R.B. Dharmathilaka is a young farmer. He inherited the land from his grandfather. “During the war time I was offered land from Padaviya in Anuradhapura district. Those lands were distributed as part of establishing ‘border villages’ against the LTTE. I didn’t go, as it would have been to die in vain. With difficulty, I maintain three cows for milk. It is just enough to live on.”
Premarathne Bandara and his brothers have no paddy fields. They farm rented property. They have to pay 630 kilos of paddy rice per acre as rent for a season. Premarathne had to stop studying due to economic difficulties. “As there was no other alternative, I was compelled to farm on rented land to feed my family with at least rice and coconut sambol,” he explained.
The family had to take loans from banks and private money lenders, mortgaging everything from jewelry to electric goods, tractors, bicycles and motorcycles. To get a loan from a state bank they need at least a 50,000-rupee fixed deposit account, or they have to mortgage their land deed.
The private sector enjoys a monopoly on every aspect of rice farming, from the sale of paddy seed to agricultural machinery. Increasingly, agribusiness is playing a more significant role. More than 2,000 acres of the state-owned Vincent Park farm in Hingurakgoda has been sold to CIC, a major agricultural company.
There is widespread anger among the farmers, directed not only toward the government but the political establishment as a whole. One farmer explained: “We voted for this government in the last elections. But now we have been disappointed.
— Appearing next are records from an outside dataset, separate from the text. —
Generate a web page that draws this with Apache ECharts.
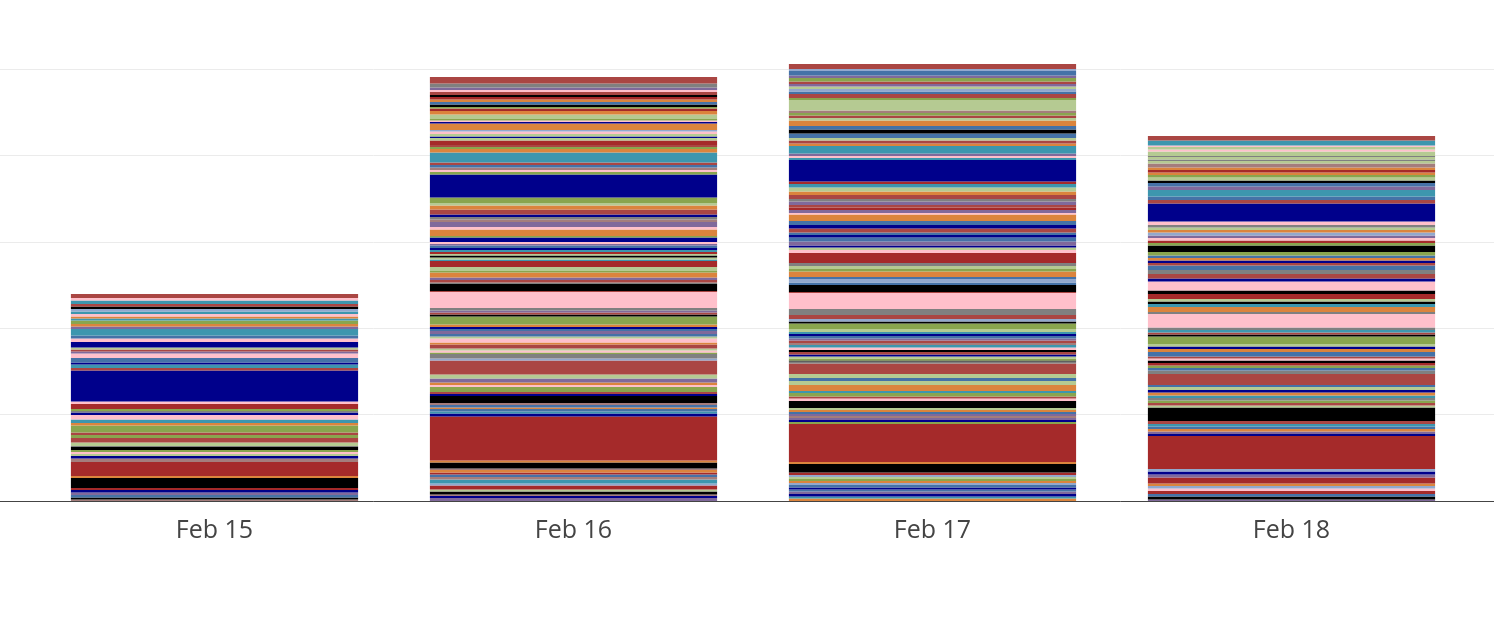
<!DOCTYPE html>
<html>
<head>
<meta charset="utf-8">
<script src="https://cdn.jsdelivr.net/npm/echarts@6/dist/echarts.min.js"></script>
<style>
  html, body { margin: 0; padding: 0; background: #fff; }
  #chart { width: 1494px; height: 630px; }
</style>
</head>
<body>
<div id="chart"></div>
<script>
// categories
const days = ['Feb 15', 'Feb 16', 'Feb 17', 'Feb 18'];

// trace colour codes
const palette = {
  B: '#A52A2A', K: '#000000', D: '#00008B', P: '#FFC0CB', G: '#808080',
  S: '#4572A7', R: '#AA4643', O: '#89A54E', U: '#80699B', T: '#3D96AE',
  N: '#DB843D', L: '#92A8CD', M: '#A47D7C', E: '#B5CA92'
};

// stacked pieces, bottom to top, one list per day
const feb15Traces = 'M K S U D B K N B M D E P O K G E R O R O N T P D G O B P D R T D S P U R E D P S T U N O T N P T L K R T P R'.split(' ');
const feb15Values = [1.5, 2, 2.5, 2.5, 2.5, 2, 10, 2, 14, 3.5, 2.5, 2, 2, 2, 3, 1, 3.5, 4.5, 3, 2.5, 7, 2.5, 3.5, 4.5, 2.5, 1.5, 2, 5, 2.5, 31, 2.5, 3.5, 2, 4.5, 4.5, 2, 2, 2, 5.5, 3.5, 3, 6.5, 2.5, 2.5, 3.5, 2, 2, 2.5, 2.5, 2.5, 2.5, 2.5, 3.5, 2.5, 4];

const feb16Traces = 'U D M K E B L T M S B N M K N B D T S N S M K D R O P N U E R L G O P E R N P E S U S D N O K R U G P R K G R U N O E B T E K E B T D S U P D O N P U M G D R N E O D O P M S R T N O R B E D E P L N D P O E N B O K S N B K R P U G R'.split(' ');
const feb16Values = [3, 2, 1.5, 3, 2, 4, 2, 4, 2.5, 2.5, 2, 2.5, 1.5, 6, 2, 44, 3, 2, 2.5, 1.5, 2.5, 2, 7, 2, 2, 5, 2, 2.5, 4, 4, 14, 2, 4.5, 1.5, 2, 2, 4, 2, 4, 2, 2.5, 3, 2, 2, 2.5, 8, 2, 2, 2, 2.5, 16, 1, 7, 1.5, 2.5, 2.5, 5, 1.5, 4, 6, 1.5, 2, 2, 1.5, 2, 2, 2, 2.5, 1.5, 2, 4.5, 1.5, 6.5, 2.5, 5, 2.5, 2.5, 2.5, 5, 4, 2.5, 5.5, 23, 2.5, 2, 2.5, 2.5, 2.5, 10, 3.5, 2, 2, 4.5, 2.5, 1.5, 2.5, 2.5, 1.5, 6.5, 1.5, 1.5, 1.5, 4.5, 3.5, 2.5, 1.5, 2.5, 2.5, 2.5, 2.5, 2, 3, 2, 2.5, 4, 6.5];

const feb17Traces = 'N T D U S D S L N O E L B K N B O D U M U S N E K P R O T N E S E R G K O E D R K P T M R U S D T E O K L R G P R K S L S N O E G B P E D U S D S R D S N P U B R U G R N E T B D T P U T N R E S K S N E R O M E O R S L E U R O U S L R'.split(' ');
const feb17Values = [2.5, 2, 2.5, 2.5, 2, 2, 2.5, 2, 2, 2, 2, 2, 2.5, 8.5, 2, 38, 2, 2, 2, 2, 2, 2, 2, 2, 7, 2.5, 2, 3.5, 2, 6, 4, 3, 4, 10.5, 2, 1, 2, 2, 2, 2.5, 2, 2.5, 2.5, 2, 2.5, 2, 2.5, 2, 2, 3, 5.5, 2, 2.5, 4, 6, 16, 1, 7, 2.5, 3.5, 2, 5.5, 2.5, 3, 3, 10, 3, 2.5, 2, 4, 4, 2.5, 2.5, 4, 3.5, 4, 6.5, 1.5, 3, 2.5, 2.5, 3.5, 2.5, 4, 3.5, 4, 3.5, 2.5, 21.5, 2, 2, 2.5, 7.5, 2.5, 3, 2.5, 4.5, 4, 3.5, 5.5, 2.5, 2.5, 2.5, 2.5, 10.5, 2, 4, 2.5, 2.5, 2.5, 2.5, 2.5, 3.5, 2.5, 4.5, 2, 5];

const feb18Traces = 'U K S B P L N B U D L B D U N S T R K E R O G T N D E S R G S O B K P R S N D E O K R T G P G N T K E B K P D R G S R D N S O K O B P U L N E G P D R S T U S K E O N B N M E G E G E P E P T R'.split(' ');
const feb18Values = [1.5, 3, 2.5, 3, 2.5, 2.5, 2.5, 6, 3, 3, 2.5, 33, 2, 2.5, 2.5, 2.5, 2.5, 3, 13.5, 2, 2.5, 2.5, 2.5, 2.5, 3, 2.5, 3, 2, 11, 3.5, 2.5, 2.5, 2.5, 2.5, 2, 2, 4.5, 3, 2.5, 2.5, 7.5, 2, 2, 2.5, 2.5, 13.5, 2, 5, 3, 2.5, 2.5, 5, 3.5, 9, 3, 4.5, 4, 4.5, 2.5, 2.5, 2.5, 2.5, 3.5, 6.5, 2.5, 2.5, 2.5, 2.5, 3, 2.5, 2.5, 2.5, 3.5, 18, 3.5, 3.5, 6.5, 3.5, 3.5, 2.5, 3, 2.5, 2.5, 2.5, 2.5, 4, 2.5, 1.5, 2.5, 1, 4.5, 2, 2.5, 1.5, 5, 4.5];

const dayTraces = [feb15Traces, feb16Traces, feb17Traces, feb18Traces];
const dayValues = [feb15Values, feb16Values, feb17Values, feb18Values];

const chart = echarts.init(document.getElementById('chart'), null, { renderer: 'canvas' });

// one stacked series per layer; each day keeps its own colour at that layer
const layers = Math.max(...dayValues.map(v => v.length));
const series = [];
for (let i = 0; i < layers; i++) {
  series.push({
    type: 'bar',
    stack: 'total',
    xAxisIndex: 1,
    yAxisIndex: 1,
    barCategoryGap: '20%',
    silent: true,
    data: days.map((d, j) => i < dayValues[j].length
      ? { value: dayValues[j][i], itemStyle: { color: palette[dayTraces[j][i]] } }
      : '-')
  });
}

const option = {
  animation: false,
  backgroundColor: '#fff',
  grid: [
    { left: 0, right: 0, top: 26, bottom: 129 },  // full width, grid lines + baseline
    { left: 35, right: 23, top: 26, bottom: 129 } // bars
  ],
  xAxis: [
    {
      gridIndex: 0, type: 'value', min: 0, max: 1, z: 10,
      axisLine: { show: true, lineStyle: { color: '#444', width: 1 } },
      axisTick: { show: false }, axisLabel: { show: false }, splitLine: { show: false }
    },
    {
      gridIndex: 1, type: 'category', data: days,
      axisLine: { show: false }, axisTick: { show: false },
      axisLabel: { color: '#444', fontFamily: 'Open Sans', fontSize: 25, margin: 17 }
    }
  ],
  yAxis: [
    {
      gridIndex: 0, type: 'value', min: 0, max: 475, interval: 86.4,
      axisLine: { show: false }, axisTick: { show: false }, axisLabel: { show: false },
      splitLine: { show: true, showMaxLine: false, lineStyle: { color: '#ebebeb', width: 1 } }
    },
    {
      gridIndex: 1, type: 'value', min: 0, max: 475,
      show: false, splitLine: { show: false }
    }
  ],
  series: series
};

chart.setOption(option);
</script>
</body>
</html>
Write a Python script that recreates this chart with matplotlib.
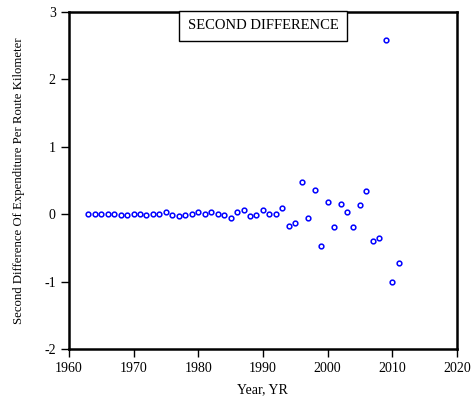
import matplotlib
matplotlib.use("Agg")
import matplotlib.pyplot as plt

plt.rcParams["font.family"] = ["Liberation Serif", "DejaVu Serif"]
plt.rcParams["axes.unicode_minus"] = False

years = list(range(1963, 2012))
second_diff = [
    0.0, 0.0, 0.0, 0.0, 0.0, -0.005, -0.005, 0.0, 0.0, -0.005,
    0.005, 0.0, 0.035, -0.005, -0.03, -0.015, 0.01, 0.035, 0.005, 0.035,
    0.01, -0.01, -0.05, 0.04, 0.065, -0.03, -0.015, 0.065, 0.005, 0.0,
    0.094, -0.18, -0.13, 0.48, -0.055, 0.356, -0.47, 0.178, -0.183, 0.149,
    0.035, -0.183, 0.134, 0.337, -0.396, -0.35, 2.59, -1.005, -0.72,
]

fig = plt.figure(figsize=(4.75, 4.0), dpi=100)
ax = fig.add_axes([0.145, 0.1275, 0.817, 0.8425])

ax.plot(years, second_diff, linestyle="none", marker="o", markersize=3.4,
        markerfacecolor="none", markeredgecolor="#0000ff", markeredgewidth=1.1)

ax.set_xlim(1960, 2020)
ax.set_ylim(-2, 3)
ax.set_xticks(range(1960, 2021, 10))
ax.set_yticks([-2, -1, 0, 1, 2, 3])

for s in ax.spines.values():
    s.set_linewidth(1.8)
ax.tick_params(direction="out", length=6, width=1, labelsize=10, top=False, right=False)

ax.set_xlabel("Year, YR", fontsize=10)
ax.set_ylabel("Second Difference Of Expenditure Per Route Kilometer", fontsize=9.2)
ax.yaxis.set_label_coords(-0.112, 0.5)
ax.xaxis.set_label_coords(0.5, -0.1)

ax.text(0.5, 0.959, "SECOND DIFFERENCE", transform=ax.transAxes, ha="center", va="center",
        fontsize=10.5, bbox=dict(boxstyle="square,pad=0.6", facecolor="white",
                                 edgecolor="black", linewidth=1))

fig.savefig("out.png", dpi=100)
The UNP [opposition United National Party] was in the office before and the JVP [Janatha Vimukthi Peramuna] was in [ex-president] Madame Chandrika Kumaratunga’s government. Those two parties also did the same thing, didn’t they? We were cheated by all those parties. We have no idea about voting for anyone in future.”
The All Ceylon Farmers Association, a JVP organisation, organised protests in some areas and JVP parliamentarians addressed farmers. They simply the illusion, however, that protests and pressure would force the government to increase the guaranteed price.
The Rajapakse administration has established a “fact finding committee” of government ministers and secretaries to examine whether there should be an increase. The committee, which will report to Finance Secretary P.B. Jayasundara, is aimed at defusing the farmers’ protests and will do nothing to resolve the crisis in rural areas.
The price of rice has already been determined in advance by the agenda laid down by the IMF. The fight for decent living standards for the rural poor involves a political struggle not only against the Rajapakse government but also the profit system it defends. Only a workers’ and peasants’ government based on socialist policies can address the problems facing the rural masses.